Given data:
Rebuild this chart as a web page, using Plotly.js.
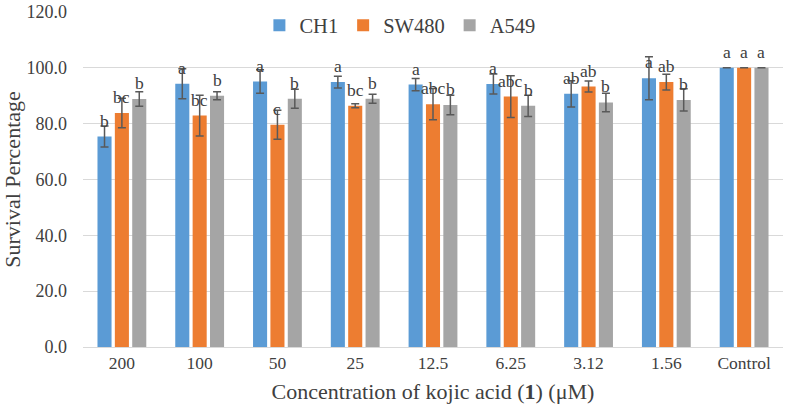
<!DOCTYPE html>
<html>
<head>
<meta charset="utf-8">
<script src="https://cdn.plot.ly/plotly-3.0.1.min.js"></script>
<style>
    html, body { margin: 0; padding: 0; background: white; }
    #chart { width: 788px; height: 412px; }
</style>
</head>
<body>
<div id="chart"></div>
<script>
// Survival percentage by concentration

let concentrations = ['200', '100', '50', '25', '12.5', '6.25', '3.12', '1.56', 'Control']

let ch1 = [75.4, 94.3, 95.1, 94.9, 94.0, 94.2, 90.7, 96.3, 100]
let ch1Err = [3.8, 5.4, 4.2, 2.1, 2.2, 3.6, 4.7, 7.7, 0]
let ch1Letters = ['b', 'a', 'a', 'a', 'a', 'a', 'ab', 'a', 'a']

let sw480 = [83.8, 82.9, 79.6, 86.4, 87.0, 89.7, 93.3, 94.9, 100]
let sw480Err = [5.3, 7.3, 5.2, 0.7, 5.6, 7.5, 2.0, 2.8, 0]
let sw480Letters = ['bc', 'bc', 'c', 'bc', 'abc', 'abc', 'ab', 'ab', 'a']

let a549 = [88.8, 90.0, 88.9, 88.9, 86.7, 86.4, 87.6, 88.5, 100]
let a549Err = [2.6, 1.4, 3.4, 1.6, 3.5, 3.8, 3.3, 4.0, 0]
let a549Letters = ['b', 'b', 'b', 'b', 'b', 'b', 'b', 'b', 'a']

let seriesNames = ['CH1', 'SW480', 'A549']
let colors = ['#5B9BD5', '#ED7D31', '#A5A5A5']

let serif = 'Liberation Serif'
let textColor = '#404040'

let margin = { t: 12, b: 65, l: 83, r: 5 }
let bargap = 0.33

let values = [ch1, sw480, a549]
let errors = [ch1Err, sw480Err, a549Err]
let letters = [ch1Letters, sw480Letters, a549Letters]

// category positions by index so numeric-looking labels stay categories
let xIdx = concentrations.map((c, j) => j)

let traces = values.map((v, i) => ({
    type: 'bar',
    x: xIdx,
    y: v,
    name: seriesNames[i],
    marker: { color: colors[i] },
    error_y: {
        type: 'data',
        array: errors[i],
        visible: true,
        color: '#595959',
        thickness: 1.5,
        width: 4
    },
    hoverinfo: 'y+name'
}))

// letters sit above each bar, shifted to the bar's slot in the group
let plotWidth = 788 - margin.l - margin.r
let slot = plotWidth / concentrations.length * (1 - bargap) / 3

let annotations = []
letters.forEach((arr, i) => {
    arr.forEach((txt, j) => {
        annotations.push({
            x: j,
            y: values[i][j],
            xref: 'x',
            yref: 'y',
            text: txt,
            showarrow: false,
            xshift: (i - 1) * slot,
            yshift: 16,
            yanchor: 'middle',
            font: { family: serif, size: 17.5, color: textColor }
        })
    })
})

let layout = {
    width: 788,
    height: 412,
    margin: margin,
    paper_bgcolor: 'white',
    plot_bgcolor: 'white',
    barmode: 'group',
    bargap: bargap,
    bargroupgap: 0.19,
    font: { family: serif, color: textColor },
    showlegend: true,
    legend: {
        orientation: 'h',
        x: 0.252,
        xanchor: 'left',
        y: 1.02,
        yanchor: 'top',
        bgcolor: 'rgba(255,255,255,0)',
        font: { family: serif, size: 20.5, color: textColor },
        traceorder: 'normal'
    },
    xaxis: {
        type: 'linear',
        range: [-0.5, concentrations.length - 0.5],
        tickmode: 'array',
        tickvals: xIdx,
        ticktext: concentrations,
        showgrid: false,
        zeroline: false,
        showline: true,
        linecolor: '#D9D9D9',
        linewidth: 1,
        ticks: '',
        tickfont: { family: serif, size: 17.5, color: textColor },
        title: {
            text: 'Concentration of kojic acid (<b>1</b>) (μM)',
            font: { family: serif, size: 22, color: textColor },
            standoff: 11
        },
        fixedrange: true
    },
    yaxis: {
        range: [0, 120],
        dtick: 20,
        tickformat: '.1f',
        showgrid: true,
        gridcolor: '#D9D9D9',
        gridwidth: 1,
        zeroline: false,
        showline: false,
        ticks: '',
        ticklabelstandoff: 15,
        tickfont: { family: serif, size: 18, color: textColor },
        title: {
            text: 'Survival Percentage',
            font: { family: serif, size: 22, color: textColor },
            standoff: 3
        },
        fixedrange: true
    },
    annotations: annotations
}

let config = { displayModeBar: false, responsive: false }

Plotly.newPlot('chart', traces, layout, config)
</script>
</body>
</html>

Aim of the exercise:
Set the listing down in full and exactly. Pictures within it should not appear in the copy.

The reply:
Rebuild this chart as a web page, using Plotly.js.
<!DOCTYPE html>
<html>
<head>
<meta charset="utf-8">
<script src="https://cdn.plot.ly/plotly-3.0.1.min.js"></script>
<style>
    html, body { margin: 0; padding: 0; background: white; }
    #chart { width: 788px; height: 412px; }
</style>
</head>
<body>
<div id="chart"></div>
<script>
// Survival percentage by concentration

let concentrations = ['200', '100', '50', '25', '12.5', '6.25', '3.12', '1.56', 'Control']

let ch1 = [75.4, 94.3, 95.1, 94.9, 94.0, 94.2, 90.7, 96.3, 100]
let ch1Err = [3.8, 5.4, 4.2, 2.1, 2.2, 3.6, 4.7, 7.7, 0]
let ch1Letters = ['b', 'a', 'a', 'a', 'a', 'a', 'ab', 'a', 'a']

let sw480 = [83.8, 82.9, 79.6, 86.4, 87.0, 89.7, 93.3, 94.9, 100]
let sw480Err = [5.3, 7.3, 5.2, 0.7, 5.6, 7.5, 2.0, 2.8, 0]
let sw480Letters = ['bc', 'bc', 'c', 'bc', 'abc', 'abc', 'ab', 'ab', 'a']

let a549 = [88.8, 90.0, 88.9, 88.9, 86.7, 86.4, 87.6, 88.5, 100]
let a549Err = [2.6, 1.4, 3.4, 1.6, 3.5, 3.8, 3.3, 4.0, 0]
let a549Letters = ['b', 'b', 'b', 'b', 'b', 'b', 'b', 'b', 'a']

let seriesNames = ['CH1', 'SW480', 'A549']
let colors = ['#5B9BD5', '#ED7D31', '#A5A5A5']

let serif = 'Liberation Serif'
let textColor = '#404040'

let margin = { t: 12, b: 65, l: 83, r: 5 }
let bargap = 0.33

let values = [ch1, sw480, a549]
let errors = [ch1Err, sw480Err, a549Err]
let letters = [ch1Letters, sw480Letters, a549Letters]

// category positions by index so numeric-looking labels stay categories
let xIdx = concentrations.map((c, j) => j)

let traces = values.map((v, i) => ({
    type: 'bar',
    x: xIdx,
    y: v,
    name: seriesNames[i],
    marker: { color: colors[i] },
    error_y: {
        type: 'data',
        array: errors[i],
        visible: true,
        color: '#595959',
        thickness: 1.5,
        width: 4
    },
    hoverinfo: 'y+name'
}))

// letters sit above each bar, shifted to the bar's slot in the group
let plotWidth = 788 - margin.l - margin.r
let slot = plotWidth / concentrations.length * (1 - bargap) / 3

let annotations = []
letters.forEach((arr, i) => {
    arr.forEach((txt, j) => {
        annotations.push({
            x: j,
            y: values[i][j],
            xref: 'x',
            yref: 'y',
            text: txt,
            showarrow: false,
            xshift: (i - 1) * slot,
            yshift: 16,
            yanchor: 'middle',
            font: { family: serif, size: 17.5, color: textColor }
        })
    })
})

let layout = {
    width: 788,
    height: 412,
    margin: margin,
    paper_bgcolor: 'white',
    plot_bgcolor: 'white',
    barmode: 'group',
    bargap: bargap,
    bargroupgap: 0.19,
    font: { family: serif, color: textColor },
    showlegend: true,
    legend: {
        orientation: 'h',
        x: 0.252,
        xanchor: 'left',
        y: 1.02,
        yanchor: 'top',
        bgcolor: 'rgba(255,255,255,0)',
        font: { family: serif, size: 20.5, color: textColor },
        traceorder: 'normal'
    },
    xaxis: {
        type: 'linear',
        range: [-0.5, concentrations.length - 0.5],
        tickmode: 'array',
        tickvals: xIdx,
        ticktext: concentrations,
        showgrid: false,
        zeroline: false,
        showline: true,
        linecolor: '#D9D9D9',
        linewidth: 1,
        ticks: '',
        tickfont: { family: serif, size: 17.5, color: textColor },
        title: {
            text: 'Concentration of kojic acid (<b>1</b>) (μM)',
            font: { family: serif, size: 22, color: textColor },
            standoff: 11
        },
        fixedrange: true
    },
    yaxis: {
        range: [0, 120],
        dtick: 20,
        tickformat: '.1f',
        showgrid: true,
        gridcolor: '#D9D9D9',
        gridwidth: 1,
        zeroline: false,
        showline: false,
        ticks: '',
        ticklabelstandoff: 15,
        tickfont: { family: serif, size: 18, color: textColor },
        title: {
            text: 'Survival Percentage',
            font: { family: serif, size: 22, color: textColor },
            standoff: 3
        },
        fixedrange: true
    },
    annotations: annotations
}

let config = { displayModeBar: false, responsive: false }

Plotly.newPlot('chart', traces, layout, config)
</script>
</body>
</html>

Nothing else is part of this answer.